## Source excerpt
▶
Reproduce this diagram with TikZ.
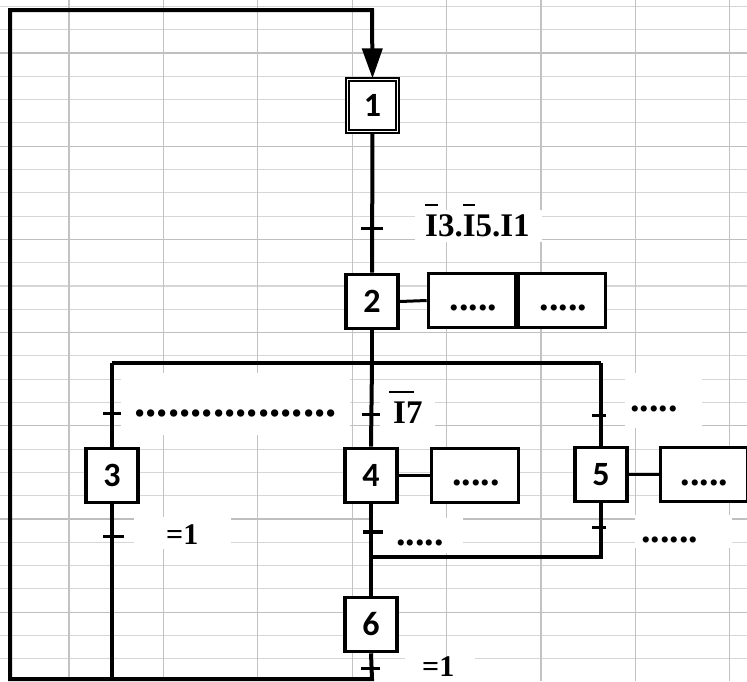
\documentclass[tikz,border=0pt]{standalone}
\usepackage{fontspec}
\setmainfont{Liberation Serif}
\newfontfamily\stepfont{Carlito}
\usetikzlibrary{arrows.meta}
\newcommand{\ovl}[3]{\makebox[0pt][l]{\hspace*{#1}\raisebox{#2}{\rule{#3}{2.2pt}}}}
\tikzset{
  stepbox/.style={draw, line width=3.6pt, minimum width=52pt, minimum height=54pt, inner sep=0pt,
    fill=white, font=\stepfont\bfseries\fontsize{34}{34}\selectfont},
  initbox/.style={draw, line width=2.2pt, double=white, double distance=1.3pt,
    minimum width=50pt, minimum height=52pt, inner sep=0pt, fill=white,
    font=\stepfont\bfseries\fontsize{34}{34}\selectfont},
  actbox/.style={draw, line width=3.6pt, minimum width=87pt, minimum height=54pt, inner sep=0pt, fill=white},
  flow/.style={line width=4pt},
  link/.style={line width=3pt},
  tickl/.style={line width=3pt},
  dotsl/.style={inner sep=0pt, font=\bfseries\fontsize{38}{38}\selectfont},
  dotsw/.style={inner sep=0pt, font=\bfseries\fontsize{45}{45}\selectfont},
  lbl/.style={inner sep=0pt, anchor=base west, font=\bfseries\fontsize{33}{33}\selectfont},
  lbls/.style={inner sep=0pt, anchor=base west, font=\bfseries\fontsize{30}{30}\selectfont},
  gridlight/.style={line width=1.1pt, draw=black!16},
  griddark/.style={line width=1.3pt, draw=black!25},
  gridv/.style={line width=1.3pt, draw=black!24},
}
\begin{document}
\begin{tikzpicture}[x=1pt,y=-1pt]
\useasboundingbox (0,0) rectangle (747,681);
\clip (0,0) rectangle (747,681);
\fill[white] (0,0) rectangle (747,681);
% spreadsheet grid
\foreach \k in {-2,...,27} \draw[gridlight] (0,{53+23.3*\k}) -- (747,{53+23.3*\k});
\foreach \k in {0,4,...,24} \draw[griddark] (0,{53+23.3*\k}) -- (747,{53+23.3*\k});
\foreach \k in {0,...,7} \draw[gridv] ({69+94.4*\k},0) -- ({69+94.4*\k},681);
% white label backgrounds
\fill[white] (415,210) rectangle (542,242);
\fill[white] (121,373) rectangle (350,435);
\fill[white] (380,395) rectangle (435,429);
\fill[white] (625,373) rectangle (702,428);
\fill[white] (134,517) rectangle (231,549);
\fill[white] (373,518) rectangle (463,553);
\fill[white] (635,515) rectangle (732,548);
\fill[white] (405,657) rectangle (475,681);
% coordinates
\coordinate (top) at (372,10);
\coordinate (tl) at (10,10);
\coordinate (bl) at (10,679);
\coordinate (bm) at (372,679);
\coordinate (b3) at (112,679);
\coordinate (dv) at (372,363);
\coordinate (dv3) at (112,363);
\coordinate (dv5) at (601,363);
\coordinate (cv) at (372,557);
\coordinate (cv5) at (601,557);
% steps
\node[initbox] (s1) at (372.5,105.5) {1};
\node[stepbox] (s2) at (372,301.5) {2};
\node[stepbox] (s3) at (112,475.5) {3};
\node[stepbox] (s4) at (371,475.5) {4};
\node[stepbox] (s5) at (601,474.5) {5};
\node[stepbox] (s6) at (371,624.5) {6};
% actions
\node[actbox] (a2a) at (472,300.5) {};
\node[actbox] (a2b) at (562,300.5) {};
\node[actbox] (a4) at (475,475.5) {};
\node[actbox] (a5) at (704,474.5) {};
\node[dotsl] at (473.5,308) {.....};
\node[dotsl] at (563.5,308) {.....};
\node[dotsl] at (476,483) {.....};
\node[dotsl] at (704.5,483) {.....};
% connectors
\draw[flow, -{Triangle[length=30pt,width=20pt]}] (s6.south) -- (bm) -- (bl) -- (tl) -- (top) -- (s1.north);
\draw[flow] (s1.south) -- (s2.north);
\draw[flow] (s2.south) -- (dv);
\draw[flow] (dv3) -- (dv5);
\draw[flow] (dv) -- (s4.north);
\draw[flow] (dv3) -- (s3.north);
\draw[flow] (dv5) -- (s5.north);
\draw[flow] (s3.south) -- (b3);
\draw[flow] (s4.south) -- (s6.north);
\draw[flow] (s5.south) -- (cv5) -- (cv);
\draw[link] (s2.east) -- (a2a.west);
\draw[link] (s4.east) -- (a4.west);
\draw[link] (s5.east) -- (a5.west);
% transitions
\draw[tickl] (361,228) -- (383,228);
\draw[tickl] (103,413) -- (121,413);
\draw[tickl] (362,414) -- (380,414);
\draw[tickl] (592,415) -- (606,415);
\draw[tickl] (103,536) -- (124,536);
\draw[line width=3.6pt] (363,532) -- (383,532);
\draw[tickl] (592,527) -- (606,527);
\draw[tickl] (361,668) -- (380,668);
% transition labels
\node[lbl] (c1) at (425,236) {\ovl{0pt}{0.9em}{0.38em}I3.\ovl{0pt}{0.9em}{0.38em}I5.I1};
\node[dotsw] (c3a) at (235.5,413) {..................};
\node[lbl] (c4a) at (393,423) {\ovl{-4pt}{0.9em}{25pt}I7};
\node[dotsl] (c5a) at (654,409) {.....};
\node[lbls] (c3b) at (166,544) {=1};
\node[dotsl] (c4b) at (420,543) {.....};
\node[dotsl] (c5b) at (669.5,540) {......};
\node[lbls] (c6) at (422,676) {=1};
\end{tikzpicture}
\end{document}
◀
## Objective
Restate the listing above word for word, and skip the pictures.

## Exercise answer
Reproduce this diagram with TikZ.
\documentclass[tikz,border=0pt]{standalone}
\usepackage{fontspec}
\setmainfont{Liberation Serif}
\newfontfamily\stepfont{Carlito}
\usetikzlibrary{arrows.meta}
\newcommand{\ovl}[3]{\makebox[0pt][l]{\hspace*{#1}\raisebox{#2}{\rule{#3}{2.2pt}}}}
\tikzset{
  stepbox/.style={draw, line width=3.6pt, minimum width=52pt, minimum height=54pt, inner sep=0pt,
    fill=white, font=\stepfont\bfseries\fontsize{34}{34}\selectfont},
  initbox/.style={draw, line width=2.2pt, double=white, double distance=1.3pt,
    minimum width=50pt, minimum height=52pt, inner sep=0pt, fill=white,
    font=\stepfont\bfseries\fontsize{34}{34}\selectfont},
  actbox/.style={draw, line width=3.6pt, minimum width=87pt, minimum height=54pt, inner sep=0pt, fill=white},
  flow/.style={line width=4pt},
  link/.style={line width=3pt},
  tickl/.style={line width=3pt},
  dotsl/.style={inner sep=0pt, font=\bfseries\fontsize{38}{38}\selectfont},
  dotsw/.style={inner sep=0pt, font=\bfseries\fontsize{45}{45}\selectfont},
  lbl/.style={inner sep=0pt, anchor=base west, font=\bfseries\fontsize{33}{33}\selectfont},
  lbls/.style={inner sep=0pt, anchor=base west, font=\bfseries\fontsize{30}{30}\selectfont},
  gridlight/.style={line width=1.1pt, draw=black!16},
  griddark/.style={line width=1.3pt, draw=black!25},
  gridv/.style={line width=1.3pt, draw=black!24},
}
\begin{document}
\begin{tikzpicture}[x=1pt,y=-1pt]
\useasboundingbox (0,0) rectangle (747,681);
\clip (0,0) rectangle (747,681);
\fill[white] (0,0) rectangle (747,681);
% spreadsheet grid
\foreach \k in {-2,...,27} \draw[gridlight] (0,{53+23.3*\k}) -- (747,{53+23.3*\k});
\foreach \k in {0,4,...,24} \draw[griddark] (0,{53+23.3*\k}) -- (747,{53+23.3*\k});
\foreach \k in {0,...,7} \draw[gridv] ({69+94.4*\k},0) -- ({69+94.4*\k},681);
% white label backgrounds
\fill[white] (415,210) rectangle (542,242);
\fill[white] (121,373) rectangle (350,435);
\fill[white] (380,395) rectangle (435,429);
\fill[white] (625,373) rectangle (702,428);
\fill[white] (134,517) rectangle (231,549);
\fill[white] (373,518) rectangle (463,553);
\fill[white] (635,515) rectangle (732,548);
\fill[white] (405,657) rectangle (475,681);
% coordinates
\coordinate (top) at (372,10);
\coordinate (tl) at (10,10);
\coordinate (bl) at (10,679);
\coordinate (bm) at (372,679);
\coordinate (b3) at (112,679);
\coordinate (dv) at (372,363);
\coordinate (dv3) at (112,363);
\coordinate (dv5) at (601,363);
\coordinate (cv) at (372,557);
\coordinate (cv5) at (601,557);
% steps
\node[initbox] (s1) at (372.5,105.5) {1};
\node[stepbox] (s2) at (372,301.5) {2};
\node[stepbox] (s3) at (112,475.5) {3};
\node[stepbox] (s4) at (371,475.5) {4};
\node[stepbox] (s5) at (601,474.5) {5};
\node[stepbox] (s6) at (371,624.5) {6};
% actions
\node[actbox] (a2a) at (472,300.5) {};
\node[actbox] (a2b) at (562,300.5) {};
\node[actbox] (a4) at (475,475.5) {};
\node[actbox] (a5) at (704,474.5) {};
\node[dotsl] at (473.5,308) {.....};
\node[dotsl] at (563.5,308) {.....};
\node[dotsl] at (476,483) {.....};
\node[dotsl] at (704.5,483) {.....};
% connectors
\draw[flow, -{Triangle[length=30pt,width=20pt]}] (s6.south) -- (bm) -- (bl) -- (tl) -- (top) -- (s1.north);
\draw[flow] (s1.south) -- (s2.north);
\draw[flow] (s2.south) -- (dv);
\draw[flow] (dv3) -- (dv5);
\draw[flow] (dv) -- (s4.north);
\draw[flow] (dv3) -- (s3.north);
\draw[flow] (dv5) -- (s5.north);
\draw[flow] (s3.south) -- (b3);
\draw[flow] (s4.south) -- (s6.north);
\draw[flow] (s5.south) -- (cv5) -- (cv);
\draw[link] (s2.east) -- (a2a.west);
\draw[link] (s4.east) -- (a4.west);
\draw[link] (s5.east) -- (a5.west);
% transitions
\draw[tickl] (361,228) -- (383,228);
\draw[tickl] (103,413) -- (121,413);
\draw[tickl] (362,414) -- (380,414);
\draw[tickl] (592,415) -- (606,415);
\draw[tickl] (103,536) -- (124,536);
\draw[line width=3.6pt] (363,532) -- (383,532);
\draw[tickl] (592,527) -- (606,527);
\draw[tickl] (361,668) -- (380,668);
% transition labels
\node[lbl] (c1) at (425,236) {\ovl{0pt}{0.9em}{0.38em}I3.\ovl{0pt}{0.9em}{0.38em}I5.I1};
\node[dotsw] (c3a) at (235.5,413) {..................};
\node[lbl] (c4a) at (393,423) {\ovl{-4pt}{0.9em}{25pt}I7};
\node[dotsl] (c5a) at (654,409) {.....};
\node[lbls] (c3b) at (166,544) {=1};
\node[dotsl] (c4b) at (420,543) {.....};
\node[dotsl] (c5b) at (669.5,540) {......};
\node[lbls] (c6) at (422,676) {=1};
\end{tikzpicture}
\end{document}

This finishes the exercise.